Side #1: extra cheese and tomato
Side #2: black olives and “Italian” sausage

“Family Size” is their name for what most other major pizza chains call an Extra Large pizza, which in turn is the term most major chains use for a 16-inch diameter pizza. Some pizza chains have even had the audacity to call their 16-inchers things like “New York Style” or “Big New Yorkers” and such, which just appalls me.

Anyway, we brought it home after an ordeal actually getting to the store (that location’s parking was completely nonexistant), popped it into the oven we thankfully remembered to pre-heat before we left, and 15 minutes later we were munching on fresh-from-the-oven pizza, custom-made to our specifications. It was good. Very good. It was the perfect conclusion to our rather aggravating Quest For Dinner last night. The cheese had a really nice consistency, the sauce was not oppressively sweet, the crust was not Butter-Injected (unlike Pizza Hate), and my hands weren’t grease-soaked after picking up a slice. The best part, to me, was the sausage. Damn, that was some frickin’ tasty sausage. The rest was okay, but that sausage really hit the spot.

I brought a couple of slices with me to work today for lunch, giving one the Cold Pizza Treatment and another one the Microwave Treatment. While the nuked slice was kinda mediocre (sub-par to both the cold and fresh experiences), the refrigerated slice was (gasp!) better than the original. Even the cold crust was delicious. I’ve honestly never had cold pizza that was that good, and Cold Pizza Quality is one of my biggest deciding factors on the “Will I Eat Here Again?” pizza scales.

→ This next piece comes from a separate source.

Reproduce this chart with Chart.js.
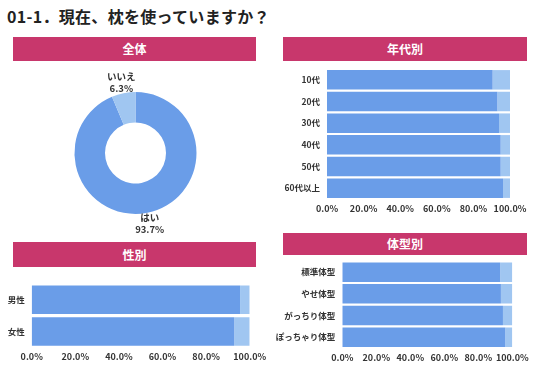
<!DOCTYPE html>
<html><head><meta charset="utf-8">
<script src="https://cdn.jsdelivr.net/npm/chart.js@4/dist/chart.umd.min.js"></script>
<style>
html,body{margin:0;padding:0;background:#fff;}
body{width:536px;height:371px;position:relative;overflow:hidden;font-family:"Noto Sans CJK JP",sans-serif;}
.title{position:absolute;left:7px;top:4px;font-size:16px;font-weight:700;color:#222;letter-spacing:0.3px;white-space:nowrap;}
.hdr{position:absolute;background:#C8376C;color:#fff;font-weight:700;font-size:12px;text-align:center;}
.box{position:absolute;}
</style></head><body>
<div class="title">01-1．現在、枕を使っていますか？</div>
<div class="hdr" style="left:13px;top:37px;width:243px;height:24px;line-height:24px;">全体</div>
<div class="hdr" style="left:283px;top:37px;width:244px;height:24px;line-height:24px;">年代別</div>
<div class="hdr" style="left:13px;top:242px;width:243px;height:25px;line-height:25px;">性別</div>
<div class="hdr" style="left:283px;top:233px;width:244px;height:22px;line-height:22px;">体型別</div>
<div class="box" style="left:14px;top:62px;width:243px;height:178px;"><canvas id="c1"></canvas></div>
<div class="box" style="left:270px;top:62px;width:266px;height:160px;"><canvas id="c2"></canvas></div>
<div class="box" style="left:0px;top:270px;width:270px;height:101px;"><canvas id="c3"></canvas></div>
<div class="box" style="left:270px;top:256px;width:266px;height:115px;"><canvas id="c4"></canvas></div>
<script>
const answerLabels = ["はい", "いいえ"];
const overallValues = [93.7, 6.3];

const ageCategories = ["10代", "20代", "30代", "40代", "50代", "60代以上"];
const ageYes = [90.5, 93.1, 94.0, 94.9, 94.9, 96.2];
const ageNo  = [9.5, 6.9, 6.0, 5.1, 5.1, 3.8];

const genderCategories = ["男性", "女性"];
const genderYes = [95.6, 92.9];
const genderNo  = [4.4, 7.1];

const bodyCategories = ["標準体型", "やせ体型", "がっちり体型", "ぽっちゃり体型"];
const bodyYes = [92.9, 93.3, 94.5, 95.9];
const bodyNo  = [7.1, 6.7, 5.5, 4.1];

const xTicks = [0, 20, 40, 60, 80, 100];

const BLUE = "#6A9DE8";
const LIGHT = "#A0C6F1";
const FONT = "'Noto Sans CJK JP', sans-serif";
Chart.defaults.font.family = FONT;
Chart.defaults.color = "#333";
Chart.defaults.animation = false;

const donutLabels = {
  id: "donutLabels",
  afterDatasetsDraw(chart) {
    const ctx = chart.ctx;
    const meta = chart.getDatasetMeta(0);
    ctx.save();
    ctx.fillStyle = "#333";
    ctx.font = "700 9.5px " + FONT;
    ctx.textAlign = "center";
    ctx.textBaseline = "middle";
    meta.data.forEach((arc, i) => {
      const p = arc.getProps(["x","y","startAngle","endAngle","outerRadius"], true);
      const a = (p.startAngle + p.endAngle) / 2;
      const r = p.outerRadius + 11;
      const x = p.x + Math.cos(a) * r;
      const y = p.y + Math.sin(a) * r;
      ctx.fillText(answerLabels[i], x, y - 6);
      ctx.fillText(overallValues[i].toFixed(1) + "%", x, y + 5.5);
    });
    ctx.restore();
  }
};

new Chart(document.getElementById("c1"), {
  type: "doughnut",
  data: { labels: answerLabels, datasets: [{ data: overallValues, backgroundColor: [BLUE, LIGHT], borderWidth: 0 }] },
  options: {
    responsive: true, maintainAspectRatio: false,
    cutout: "50%",
    layout: { padding: { top: 30, bottom: 26, left: 0, right: 0 } },
    plugins: { legend: { display: false }, tooltip: { enabled: false } }
  },
  plugins: [donutLabels]
});

function barChart(id, cats, yes, no, yWidth, pad, xHeight) {
  new Chart(document.getElementById(id), {
    type: "bar",
    data: {
      labels: cats,
      datasets: [
        { label: "はい", data: yes, backgroundColor: BLUE, barPercentage: 0.9, categoryPercentage: 1 },
        { label: "いいえ", data: no, backgroundColor: LIGHT, barPercentage: 0.9, categoryPercentage: 1 }
      ]
    },
    options: {
      indexAxis: "y",
      responsive: true, maintainAspectRatio: false,
      layout: { padding: pad },
      plugins: { legend: { display: false }, tooltip: { enabled: false } },
      scales: {
        x: {
          stacked: true, min: 0, max: 100,
          grid: { display: false, drawTicks: false }, border: { display: false },
          afterBuildTicks: s => { s.ticks = xTicks.map(v => ({ value: v })); },
          afterFit: s => { s.height = xHeight; s.paddingLeft = 0; s.paddingRight = 0; },
          ticks: { padding: 4, autoSkip: false, font: { size: 9, weight: "700" }, color: "#333", maxRotation: 0,
                   callback: v => Number(v).toFixed(1) + "%" }
        },
        y: {
          stacked: true,
          grid: { display: false, drawTicks: false }, border: { display: false },
          afterFit: s => { s.width = yWidth; s.paddingTop = 0; s.paddingBottom = 0; },
          ticks: { padding: 7, autoSkip: false, font: { size: 8.5, weight: "700" }, color: "#333" }
        }
      }
    }
  });
}

barChart("c2", ageCategories, ageYes, ageNo, 57, { top: 7, right: 26, left: 0, bottom: 0 }, 23);
barChart("c3", genderCategories, genderYes, genderNo, 31.7, { top: 14, right: 20.3, left: 0, bottom: 0 }, 23.7);
barChart("c4", bodyCategories, bodyYes, bodyNo, 72.3, { top: 5.3, right: 23.7, left: 0, bottom: 0 }, 23);
</script>
</body></html>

All right, now for the Ratings. I tried to tone them down, but I really didn’t have anything negative at all to say about the experience outside of the parking fiasco.

Cheese: Yum! (tasty and not too greasy)
Crust: Pretty Decent (If I even like it cold, it’s at least decent)
Sauce: Okay (wasn’t paying attention, sorry)
Toppings: Pretty Decent (great sausage, seriously)
Service: Meh (getting to and into the location was more inconvenient than it should have been)
CPQ: OMG! (I’m drooling over here)
RHV: Okay (not nearly as satisfying)

The Final Verdict: I’d most definitely eat there again.

Pros: Pick-up only, which means no delivery charges and no required tipping of a driver. They accept food stamps. Since you cook it yourself, its fresher when you finally get to eat it. Fantastic Cold Pizza Quality. You have the opportunity to add your own home toppings to the pizza before it is cooked.

Cons: You can’t get it delivered, which sucks if you’re lazy and/or without transportation. You have to cook it yourself.

Other Notes: I’ve head from several friends and associates that you can get really good deals at most Papa Murphy’s establishments if you go in late and ask what they have on the “bad order” rack – meaning, the pizzas ordered earlier that were either messed up somehow or that the customers never came to pick up. I’ve done this myself once at a franchise that was near my old residence, and got a weird half-cheese, half-Hawaiian pizza for 5 bucks. Only tried it the once, though, so your mileage may vary.

* Half-and-half toppings, to me, are one of the most beautiful things about pizza. Where else other than at a pizza place can you get the ingredients on a single creation split so wonderfully? On a hamburger? Hardly.

7 comments

7 Comments so far

  1. get off mah lawn July 10th, 2008 1:45 pm

    I thought the sauce wasn’t very good. Their store was a pain in the ass to get to. Seriously- if your business is 100% dependent on people driving to it and parking to go inside, you should have a place for them to park.

    Overall, I thought it was tasty, but nothing to rave about. I’m still baffled as to why there aren’t more options for delivery in our neighborhood. Where are you, Papa John’s? :’(

    Btw, can you come up with a different nickname for me & Bree? I have an extremely intense aversion to seeing or hearing my last name, so much so that I purposefully keep even my closest friends on a need-to-know-only basis. :)

  2. NPC July 10th, 2008 2:10 pm

    Hm.

    The Howling Mad Hobo Hos? =)

  3. Who let you in here? July 10th, 2008 3:36 pm

    That works except for the Hobo part. :p I’m honestly stumped. I can’t come up with anything half as catchy as “Breethanael” or “Bethanael.” :/

  4. Josh aka tertyl July 10th, 2008 3:44 pm

    if you have wheels, try out American Dream Pizza on NE 47th and Glison. http://americandreampizza.net/

    Also try Blind Onion on like NE 33rd and Broadway. http://www.blindonion.com/

  5. NPC July 10th, 2008 3:46 pm

    OOooh nice, thanks for the links.

  6. ashley July 10th, 2008 6:21 pm

    ive always liked them. but there isnt one around here. now that i know they take food stamps i wish there were!

  7. Sarah July 11th, 2008 11:13 am

    Yeah, Papa Murphy’s is not for microwaving, although I re-heated some in the oven once, and it was actually pretty good.